They offer 21 datasets including a range of different data (time series, geospatial, user preferences) on a variety of topics like business, sports, wine, financial stocks, transportation and whatnot.
This is a great starting point if you want to practice your data science, machine learning and analysis skills on real life data!
Maven Analytics provides e-learnings in analysis and programming software. To provide a practical learning experience, their courses are often accompanied by real-life datasets for students to analyze.
The book covers the basic foundations up to advanced theory and algorithms. I copied the table of contents below. It’s kind of math heavy, but well explained with visual examples and pseudo-code.
Moreover, the book contains multiple exercises for you to internalize the knowledge and skills.
As an added bonus, the professors teach a number of machine learning courses, the lecture slides and materials of which you can also access for free via the book’s website.
Machine learning is one of the fastest growing areas of computer science, with far-reaching applications. The aim of this textbook is to introduce machine learning, and the algorithmic paradigms it offers, in a principled way. The book provides a theoretical account of the fundamentals underlying machine learning and the mathematical derivations that transform these principles into practical algorithms. Following a presentation of the basics, the book covers a wide array of central topics unaddressed by previous textbooks. These include a discussion of the computational complexity of learning and the concepts of convexity and stability; important algorithmic paradigms including stochastic gradient descent, neural networks, and structured output learning; and emerging theoretical concepts such as the PAC-Bayes approach and compression-based bounds. Designed for advanced undergraduates or beginning graduates, the text makes the fundamentals and algorithms of machine learning accessible to students and non-expert readers in statistics, computer science, mathematics and engineering.
The Open Source Society University offers a complete education in computer science using online materials.
According to their GitHub page, the curriculum is suited for people with the discipline, will, and good habits to obtain this education largely on their own, but who’d still like support from a worldwide community of fellow learners.
Intro CS: for students to try out CS and see if it’s right for them
Core CS: corresponds roughly to the first three years of a computer science curriculum, taking classes that all majors would be required to take
Advanced CS: corresponds roughly to the final year of a computer science curriculum, taking electives according to the student’s interests
Final Project: a project for students to validate, consolidate, and display their knowledge, to be evaluated by their peers worldwide
Pro CS: graduate-level specializations students can elect to take after completing the above curriculum if they want to maximize their chances of getting a good job
It is possible to finish Core CS within about 2 years if you plan carefully and devote roughly 18-22 hours/week to your studies. Courses in Core CS should be taken linearly if possible, but since a perfectly linear progression is rarely possible, each class’s prerequisites are specified so that you can design a logical but non-linear progression based on the class schedules and your own life plans.
Both in science and business, we often experience difficulties collecting enough data to test our hypotheses, either because target groups are small or hard to access, or because data collection entails prohibitive costs.
Such obstacles may result in data sets that are too small for the complexity of the statistical model needed to answer the questions we’re really interested in.

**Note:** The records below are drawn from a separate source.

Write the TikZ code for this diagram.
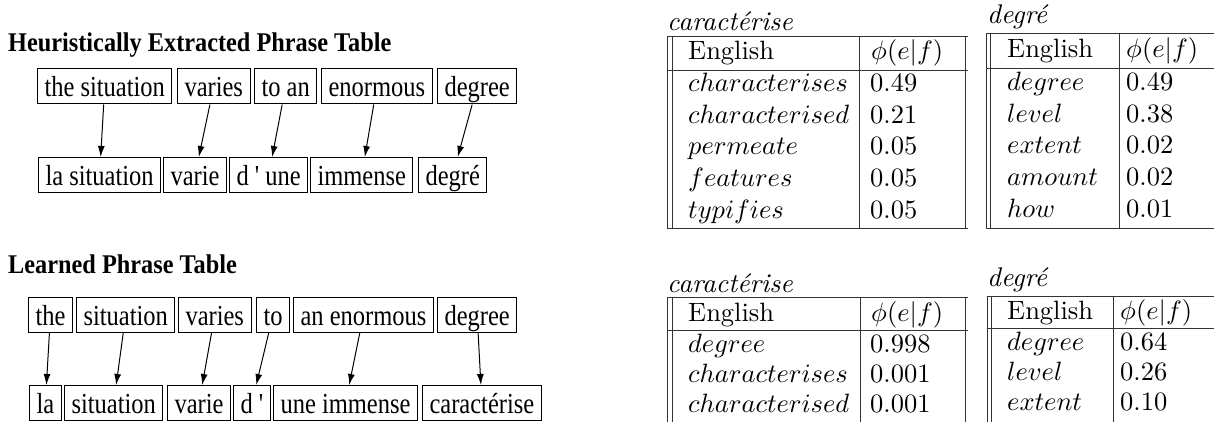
\documentclass[tikz,border=0pt]{standalone}
\usepackage[no-math]{fontspec}
\usepackage{graphicx}
\newfontfamily\tnr{Liberation Serif}
\usetikzlibrary{arrows.meta}
\newcommand\lfnt{\tnr\fontsize{29}{34}\selectfont}
\newcommand\hfnt{\tnr\bfseries\fontsize{27}{32}\selectfont}
\newcommand\boxtxt[1]{\scalebox{0.845}[1]{#1}}
\newcommand\ttltxt[1]{\scalebox{0.9}[1]{#1}}
\newcommand\mi[1]{\scalebox{2.65}{\fontsize{10}{12}\selectfont$#1$}}
\newcommand\mt[1]{\scalebox{2.65}{\fontsize{10}{12}\selectfont #1}}
\newcommand\itx[1]{\scalebox{2.7}{\fontsize{10}{12}\selectfont\itshape #1}}
\begin{document}
\begin{tikzpicture}[x=1pt,y=-1pt,
  wbox/.style={draw, line width=1pt, anchor=west, inner xsep=7pt, inner ysep=2pt,
    text height=26pt, text depth=5pt, font=\lfnt},
  ttl/.style={anchor=base west, inner sep=0pt, font=\hfnt},
  link/.style={-{Latex[length=11pt,width=7pt]}, line width=1pt},
  tline/.style={line width=0.9pt, black!80},
  tcell/.style={anchor=base west, inner sep=0pt}]
\useasboundingbox (0,0) rectangle (1214,422);

% ---------- Heuristically extracted ----------
\node[ttl] (h1) at (8,52) {\ttltxt{Heuristically Extracted Phrase Table}};
\node[wbox] (a1) at (37,86.5)  {\boxtxt{the situation}};
\node[wbox] (a2) at (177,86.5) {\boxtxt{varies}};
\node[wbox] (a3) at (254,86.5) {\boxtxt{to an}};
\node[wbox] (a4) at (321,86.5) {\boxtxt{enormous}};
\node[wbox] (a5) at (437,86.5) {\boxtxt{degree}};
\node[wbox] (b1) at (38,175)  {\boxtxt{la situation}};
\node[wbox] (b2) at (163,175) {\boxtxt{varie}};
\node[wbox] (b3) at (229,175) {\boxtxt{d ' une}};
\node[wbox] (b4) at (310,175) {\boxtxt{immense}};
\node[wbox] (b5) at (418,175) {\boxtxt{degré}};
\foreach \i in {1,...,5} {\draw[link] (a\i) -- (b\i);}

% ---------- Learned ----------
\node[ttl] (h2) at (8,273) {\ttltxt{Learned Phrase Table}};
\node[wbox] (c1) at (28,315)  {\boxtxt{the}};
\node[wbox] (c2) at (76,315)  {\boxtxt{situation}};
\node[wbox] (c3) at (178,315) {\boxtxt{varies}};
\node[wbox] (c4) at (256,315) {\boxtxt{to}};
\node[wbox] (c5) at (293,315) {\boxtxt{an enormous}};
\node[wbox] (c6) at (437,315) {\boxtxt{degree}};
\node[wbox] (d1) at (29,403)  {\boxtxt{la}};
\node[wbox] (d2) at (64,403)  {\boxtxt{situation}};
\node[wbox] (d3) at (167,403) {\boxtxt{varie}};
\node[wbox] (d4) at (233,403) {\boxtxt{d '}};
\node[wbox] (d5) at (273,403) {\boxtxt{une immense}};
\node[wbox] (d6) at (422,403) {\boxtxt{caractérise}};
\foreach \i in {1,...,6} {\draw[link] (c\i) -- (d\i);}

% ---------- Table: caracterise (heuristic) ----------
\draw[tline] (667,36) -- (968,36) (667,70) -- (968,70) (667,228) -- (968,228);
\draw[tline] (667,36) -- (667,228) (672,36) -- (672,228) (859,36) -- (859,228) (965,36) -- (965,228);
\node[tcell] (t1t) at (667,31) {\itx{caractérise}};
\node[tcell] (t1h1) at (688,60) {\mt{English}};
\node[tcell] (t1h2) at (871,60) {\mi{\phi(e|f)}};
\foreach \w/\p [count=\i] in {characterises/0.49, characterised/0.21, permeate/0.05, features/0.05, typifies/0.05} {
  \node[tcell] (t1e\i) at (688,{92+31.5*(\i-1)}) {\mi{\w}};
  \node[tcell] (t1p\i) at (870,{92+31.5*(\i-1)}) {\mt{\p}};
}

% ---------- Table: degre (heuristic) ----------
\draw[tline] (986,33) -- (1214,33) (986,68) -- (1214,68) (986,228) -- (1214,228);
\draw[tline] (986,33) -- (986,228) (990,33) -- (990,228) (1119,33) -- (1119,228);
\node[tcell] (t2t) at (987,24) {\itx{degré}};
\node[tcell] (t2h1) at (1007,58) {\mt{English}};
\node[tcell] (t2h2) at (1126,58) {\mi{\phi(e|f)}};
\foreach \w/\p [count=\i] in {degree/0.49, level/0.38, extent/0.02, amount/0.02, how/0.01} {
  \node[tcell] (t2e\i) at (1007,{91+31.5*(\i-1)}) {\mi{\w}};
  \node[tcell] (t2p\i) at (1126,{91+31.5*(\i-1)}) {\mt{\p}};
}

% ---------- Table: caracterise (learned) ----------
\draw[tline] (667,297) -- (968,297) (667,330) -- (968,330);
\draw[tline] (667,297) -- (667,422) (672,297) -- (672,422) (860,297) -- (860,422) (965,297) -- (965,422);
\node[tcell] (t3t) at (667,292) {\itx{caractérise}};
\node[tcell] (t3h1) at (688,321) {\mt{English}};
\node[tcell] (t3h2) at (871,321) {\mi{\phi(e|f)}};
\foreach \w/\p [count=\i] in {degree/0.998, characterises/0.001, characterised/0.001} {
  \node[tcell] (t3e\i) at (688,{352+30*(\i-1)}) {\mi{\w}};
  \node[tcell] (t3p\i) at (870,{352+30*(\i-1)}) {\mt{\p}};
}

% ---------- Table: degre (learned) ----------
\draw[tline] (987,296) -- (1214,296) (987,328) -- (1214,328);
\draw[tline] (987,296) -- (987,422) (991,296) -- (991,422) (1113,296) -- (1113,422);
\node[tcell] (t4t) at (987,286) {\itx{degré}};
\node[tcell] (t4h1) at (1007,319) {\mt{English}};
\node[tcell] (t4h2) at (1120,319) {\mi{\phi(e|f)}};
\foreach \w/\p [count=\i] in {degree/0.64, level/0.26, extent/0.10} {
  \node[tcell] (t4e\i) at (1007,{350+30*(\i-1)}) {\mi{\w}};
  \node[tcell] (t4p\i) at (1120,{350+30*(\i-1)}) {\mt{\p}};
}
\end{tikzpicture}
\end{document}
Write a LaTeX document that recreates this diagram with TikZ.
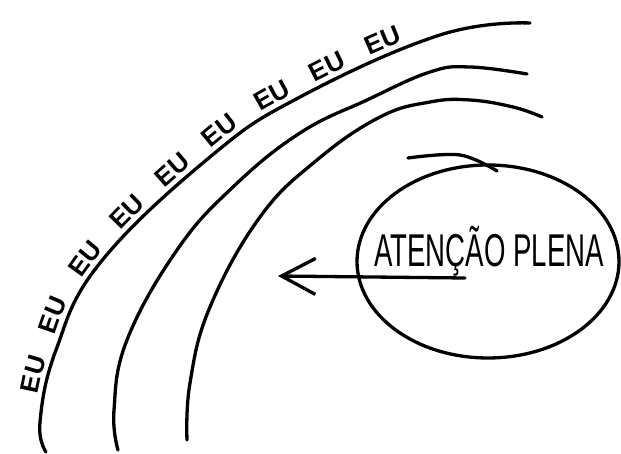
\documentclass[tikz,border=0pt]{standalone}
\usepackage{fontspec}
\setmainfont{Liberation Sans}
\usetikzlibrary{shapes.geometric,arrows.meta,decorations.text}

\begin{document}
\begin{tikzpicture}[x=1pt, y=1pt,
  pen/.style={line width=3.3pt, line cap=round, line join=round},
  every node/.style={font=\fontsize{46}{46}\selectfont}]
  \useasboundingbox (0,0) rectangle (621,454);
  % three rings, the outer one carries the words
  \draw[pen, postaction={decorate, decoration={text along path, raise=6pt,
      text={|\fontsize{26}{26}\selectfont\bfseries|EU EU EU EU EU EU EU EU EU},
      text align={fit to path stretching spaces, left indent=58pt, right indent=128pt}}}]
    plot[smooth, tension=0.7] coordinates {(46,2) (40,32) (56,104) (100,191)
      (210,297) (300,357) (440,419) (530,431)};
  \draw[pen] plot[smooth, tension=0.7] coordinates {(118,4) (114,44) (127,114)
      (177,204) (233,267) (300,321) (367,354) (430,382) (470,387) (527,380)};
  \draw[pen] plot[smooth, tension=0.7] coordinates {(187,14) (190,71) (210,147)
      (260,237) (317,294) (380,337) (430,352) (470,354) (513,347) (542,337)};
  % the circle
  \node[pen, draw, ellipse, minimum width=262pt, minimum height=193pt] (ring) at (488,192.5) {};
  \draw[pen] plot[smooth, tension=0.6] coordinates {(408,296) (460,299) (497,283)};
  \node[anchor=base] (aten) at (489,187) {\scalebox{0.6}[1]{ATENÇÃO PLENA}};
  \coordinate (tail) at (465,176);
  \coordinate (tip) at (278,178);
  \draw[pen, -{Straight Barb[length=34pt, width=36pt, line width=3.3pt]}] (tail) -- (tip);
\end{tikzpicture}
\end{document}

This unique book provides guidelines and tools for implementing solutions to issues that arise in small sample studies. Each chapter illustrates statistical methods that allow researchers and analysts to apply the optimal statistical model for their research question when the sample is too small.
This book will enable anyone working with data to test their hypotheses even when the statistical model required for answering their questions are too complex for the sample sizes they can collect. The covered statistical models range from the estimation of a population mean to models with latent variables and nested observations, and solutions include both classical and Bayesian methods. All proposed solutions are described in steps researchers can implement with their own data and are accompanied with annotated syntax in R.